What inspired you to write the book? A particular person? An event?
The book was partly inspired by the Market Basket supermarket protests of 2014. But it was also inspired by my own experiences sacking groceries in a Market Basket supermarket, working the deli counter at a Tedeschi’s convenience store, and having a brother.
What’s the main reason someone should really read this book?
It’s the great American supermarket novel, doing for the meat slicer what Herman Melville did for whales!
What’s the most distinctive thing about the main character? Who-real or fictional-would you say the character reminds you of?
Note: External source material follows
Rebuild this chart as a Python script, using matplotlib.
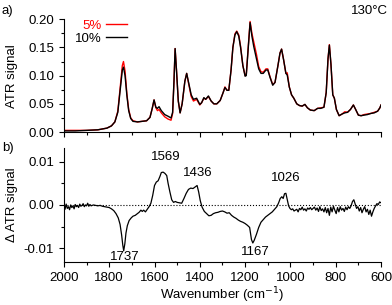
import matplotlib
matplotlib.use('Agg')
import matplotlib.pyplot as plt
from matplotlib.ticker import MultipleLocator, FormatStrFormatter

plt.rcParams['font.family'] = ['Liberation Sans', 'DejaVu Sans']
plt.rcParams['axes.unicode_minus'] = False

# panel a) ATR spectra at 130 C
wn_a = [2000, 1950, 1900, 1850, 1810, 1790, 1775, 1762, 1750, 1742, 1737, 1730, 1722, 1714,
        1705, 1695, 1675, 1655, 1635, 1620, 1610, 1602, 1594, 1587, 1580, 1570, 1555, 1540,
        1527, 1520, 1514, 1509, 1503, 1495, 1487, 1478, 1466, 1458, 1448, 1438, 1428, 1414,
        1400, 1392, 1382, 1374, 1362, 1350, 1338, 1325, 1310, 1297, 1289, 1280, 1272, 1262,
        1254, 1245, 1237, 1228, 1220, 1210, 1200, 1195, 1186, 1178, 1170, 1162, 1150, 1140,
        1130, 1120, 1108, 1100, 1090, 1078, 1068, 1055, 1046, 1039, 1030, 1020, 1014, 1005,
        995, 985, 972, 960, 948, 936, 925, 912, 895, 880, 866, 852, 842, 834, 828, 821, 813,
        806, 797, 785, 772, 760, 748, 735, 722, 712, 700, 688, 675, 660, 645, 630, 615, 605, 600]
atr_10 = [0.002, 0.002, 0.003, 0.004, 0.007, 0.011, 0.018, 0.035, 0.080, 0.110, 0.115, 0.100,
          0.065, 0.038, 0.024, 0.019, 0.018, 0.019, 0.020, 0.026, 0.042, 0.057, 0.044, 0.042,
          0.045, 0.038, 0.031, 0.028, 0.025, 0.035, 0.090, 0.148, 0.110, 0.055, 0.034, 0.050,
          0.090, 0.104, 0.085, 0.066, 0.058, 0.060, 0.049, 0.052, 0.061, 0.058, 0.064, 0.055,
          0.050, 0.050, 0.056, 0.070, 0.079, 0.074, 0.074, 0.110, 0.150, 0.172, 0.178, 0.170,
          0.150, 0.118, 0.099, 0.100, 0.150, 0.194, 0.170, 0.152, 0.130, 0.112, 0.104, 0.104,
          0.110, 0.110, 0.097, 0.083, 0.088, 0.118, 0.140, 0.147, 0.128, 0.104, 0.101, 0.080,
          0.066, 0.060, 0.050, 0.047, 0.046, 0.049, 0.043, 0.039, 0.038, 0.042, 0.042, 0.044,
          0.070, 0.130, 0.154, 0.120, 0.066, 0.060, 0.040, 0.029, 0.032, 0.034, 0.035, 0.040,
          0.048, 0.040, 0.030, 0.029, 0.030, 0.031, 0.033, 0.034, 0.037, 0.043, 0.048]
atr_5 = [0.003, 0.003, 0.003, 0.004, 0.007, 0.011, 0.018, 0.037, 0.085, 0.118, 0.125, 0.108,
         0.068, 0.040, 0.025, 0.020, 0.018, 0.019, 0.020, 0.026, 0.042, 0.057, 0.043, 0.038,
         0.040, 0.034, 0.027, 0.023, 0.021, 0.033, 0.090, 0.148, 0.110, 0.055, 0.034, 0.050,
         0.090, 0.104, 0.083, 0.063, 0.055, 0.058, 0.048, 0.052, 0.060, 0.058, 0.063, 0.055,
         0.050, 0.050, 0.056, 0.070, 0.080, 0.074, 0.074, 0.110, 0.150, 0.174, 0.179, 0.172,
         0.152, 0.118, 0.100, 0.101, 0.152, 0.196, 0.175, 0.160, 0.138, 0.116, 0.107, 0.106,
         0.112, 0.112, 0.098, 0.084, 0.088, 0.118, 0.140, 0.147, 0.128, 0.104, 0.105, 0.080,
         0.066, 0.060, 0.050, 0.047, 0.046, 0.049, 0.043, 0.039, 0.038, 0.042, 0.043, 0.044,
         0.070, 0.130, 0.155, 0.120, 0.066, 0.060, 0.040, 0.029, 0.032, 0.036, 0.035, 0.040,
         0.048, 0.040, 0.030, 0.029, 0.031, 0.032, 0.033, 0.035, 0.037, 0.043, 0.048]

# panel b) difference spectrum
wn_b = [2000, 1995, 1990, 1985, 1980, 1975, 1970, 1965, 1960, 1955, 1950, 1945, 1940, 1935,
        1930, 1925, 1920, 1915, 1910, 1905, 1900, 1895, 1890, 1885, 1880, 1870, 1860, 1850,
        1840, 1830, 1820, 1810, 1800, 1790, 1780, 1770, 1760, 1752, 1745, 1740, 1736, 1731,
        1726, 1720, 1712, 1703, 1695, 1685, 1675, 1668, 1660, 1654, 1648, 1640, 1632, 1624,
        1616, 1608, 1600, 1592, 1584, 1576, 1570, 1562, 1554, 1546, 1540, 1532, 1524, 1516,
        1508, 1500, 1490, 1480, 1470, 1460, 1450, 1440, 1430, 1420, 1412, 1405, 1398, 1390,
        1380, 1370, 1360, 1350, 1340, 1330, 1320, 1310, 1300, 1290, 1280, 1270, 1260, 1250,
        1240, 1230, 1220, 1210, 1200, 1190, 1180, 1172, 1166, 1160, 1150, 1140, 1130, 1120,
        1110, 1100, 1090, 1080, 1070, 1060, 1052, 1045, 1038, 1032, 1026, 1020, 1014, 1008,
        1002, 996, 990, 984, 978, 972, 966, 960, 954, 948, 942, 936, 930, 924, 918, 912, 906,
        900, 894, 888, 882, 876, 870, 864, 858, 852, 846, 840, 834, 828, 822, 816, 810, 804,
        798, 792, 786, 780, 774, 768, 762, 756, 750, 744, 738, 732, 726, 720, 714, 708, 702,
        696, 690, 684, 678, 672, 666, 660, 654, 648, 642, 636, 630, 624, 618, 612, 606, 600]
d_atr = [-0.0003, -0.0010, 0.0002, -0.0008, -0.0004, -0.0011, 0.0000, -0.0006, -0.0002,
         -0.0009, 0.0001, -0.0004, -0.0001, -0.0006, 0.0002, -0.0003, -0.0001, 0.0003,
         -0.0004, 0.0000, -0.0002, 0.0004, -0.0003, 0.0001, -0.0002, 0.0000, -0.0001,
         -0.0002, -0.0001, -0.0003, -0.0004, -0.0005, -0.0006, -0.0009, -0.0013, -0.0020,
         -0.0030, -0.0045, -0.0070, -0.0093, -0.0106, -0.0090, -0.0065, -0.0048, -0.0036,
         -0.0030, -0.0026, -0.0024, -0.0020, -0.0017, -0.0012, -0.0015, -0.0012, -0.0016,
         -0.0010, -0.0004, 0.0004, 0.0022, 0.0045, 0.0053, 0.0056, 0.0066, 0.0075, 0.0076,
         0.0073, 0.0068, 0.0050, 0.0030, 0.0012, 0.0006, 0.0008, 0.0006, 0.0005, 0.0004,
         0.0015, 0.0027, 0.0036, 0.0039, 0.0038, 0.0042, 0.0045, 0.0030, 0.0010, -0.0005,
         -0.0015, -0.0020, -0.0025, -0.0024, -0.0020, -0.0018, -0.0017, -0.0015, -0.0014,
         -0.0016, -0.0019, -0.0018, -0.0024, -0.0028, -0.0031, -0.0035, -0.0038, -0.0040,
         -0.0043, -0.0047, -0.0052, -0.0080, -0.0088, -0.0082, -0.0068, -0.0052, -0.0040,
         -0.0034, -0.0028, -0.0024, -0.0020, -0.0016, -0.0010, -0.0004, 0.0005, 0.0015,
         0.0019, 0.0015, 0.0026, 0.0027, 0.0012, -0.0002, -0.0008, -0.0011, -0.0009, -0.0014,
         -0.0012, -0.0010, -0.0016, -0.0008, -0.0011, -0.0005, -0.0012, -0.0009, -0.0014,
         -0.0007, -0.0010, -0.0006, -0.0011, -0.0008, -0.0005, -0.0012, -0.0007, -0.0015,
         -0.0004, -0.0013, -0.0009, -0.0016, -0.0006, -0.0018, -0.0008, -0.0024, -0.0005,
         -0.0016, -0.0003, -0.0012, -0.0020, -0.0006, -0.0016, -0.0004, -0.0012, -0.0008,
         -0.0015, -0.0005, -0.0011, -0.0004, -0.0008, -0.0002, 0.0008, 0.0012, 0.0002,
         -0.0008, -0.0004, -0.0014, -0.0006, -0.0018, -0.0010, -0.0004, -0.0016, -0.0010,
         -0.0022, -0.0012, -0.0026, -0.0016, -0.0008, -0.0002, 0.0003, 0.0001, 0.0007, 0.0005]

peak_labels = ['1737', '1569', '1436', '1167', '1026']
peak_x = [1731, 1549, 1408, 1156, 1022]
peak_y = [-0.0120, 0.0110, 0.0074, -0.0109, 0.0062]

fig = plt.figure(figsize=(3.92, 3.05), dpi=100)
ax1 = fig.add_axes([0.163, 0.567, 0.809, 0.370])
ax2 = fig.add_axes([0.163, 0.141, 0.809, 0.374])

ax1.plot(wn_a, atr_5, color='#ff0000', lw=1.0, label='5%')
ax1.plot(wn_a, atr_10, color='black', lw=1.0, label='10%')
ax1.set_ylim(0, 0.20)
ax1.yaxis.set_major_locator(MultipleLocator(0.05))
ax1.yaxis.set_minor_locator(MultipleLocator(0.025))
ax1.yaxis.set_major_formatter(FormatStrFormatter('%.2f'))
ax1.set_ylabel('ATR signal', fontsize=9.5)
ax1.tick_params(axis='x', labelbottom=False)
ax1.legend(frameon=False, markerfirst=False, labelcolor='linecolor', fontsize=9.5,
           handlelength=1.6, handletextpad=0.3, labelspacing=0.05, borderpad=0,
           loc='upper left', bbox_to_anchor=(0.035, 0.995), borderaxespad=0)

ax2.plot(wn_b, d_atr, color='black', lw=0.9)
ax2.axhline(0, color='black', ls=':', lw=0.8)
ax2.set_ylim(-0.0132, 0.0132)
ax2.yaxis.set_major_locator(MultipleLocator(0.01))
ax2.yaxis.set_minor_locator(MultipleLocator(0.005))
ax2.yaxis.set_major_formatter(FormatStrFormatter('%.2f'))
ax2.set_ylabel('Δ ATR signal', fontsize=9.5)
ax2.set_xlabel('Wavenumber (cm$^{-1}$)', fontsize=9.5, labelpad=1)
for lab, x, y in zip(peak_labels, peak_x, peak_y):
    ax2.text(x, y, lab, ha='center', va='center', fontsize=9.5)

for ax in (ax1, ax2):
    ax.set_xlim(2000, 600)
    ax.xaxis.set_major_locator(MultipleLocator(200))
    ax.xaxis.set_minor_locator(MultipleLocator(100))
    ax.spines['top'].set_visible(False)
    ax.spines['right'].set_visible(False)
    ax.tick_params(which='major', direction='out', length=3.5, width=0.8, labelsize=9.5)
    ax.tick_params(which='minor', direction='out', length=2, width=0.8)
    ax.yaxis.set_label_coords(-0.145, 0.5)

fig.text(0.005, 0.965, 'a)', fontsize=9.5, va='center')
fig.text(0.005, 0.515, 'b)', fontsize=9.5, va='center')
fig.text(0.99, 0.965, '130°C', fontsize=9.5, ha='right', va='center')

fig.savefig('out.png', dpi=100)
He listens compulsively to Martin Denny, the inventor of tiki music. He has a touch of Ray Midge, from Charles Portis’s The Dog of the South, about him (hence the shared first name and initials) but I like to think he’s a New England original.
Additionally, you can choose to answer any or all from the following ten:
If they made your book into a movie, who would you like to see play the main character(s)?
Casey Affleck can play Ray Markham, the older brother who works the deli line, and Kathy Bates can play Angie Martini, the beloved CEO of the Bounty Bag supermarket chain. If it’s determined that Casey is too old to play Ray, he can play Stan, the supermarket manager, and maybe we dig up two more Afflecks to play Ray and kid-brother Patrick? John Goodman would be great as Chesley Brine Martini, Angie Martini’s greedy and elitist twin brother.
When did you first decide to become an author?
While reading The Emerald City of Oz in 1983.
What do you do for work when you’re not writing?
I’m a lawyer and a bureaucrat. I work at the U.S. Securities and Exchange Commission, the federal securities-market regulator.
Is there something in particular that motivates you (fame? fortune?)
Getting it right. Against all rationality, you operate in a Platonic world where there’s some way that the book has to be, or should be, and then you try to reach that ideal. Though of course you never do. It is madness.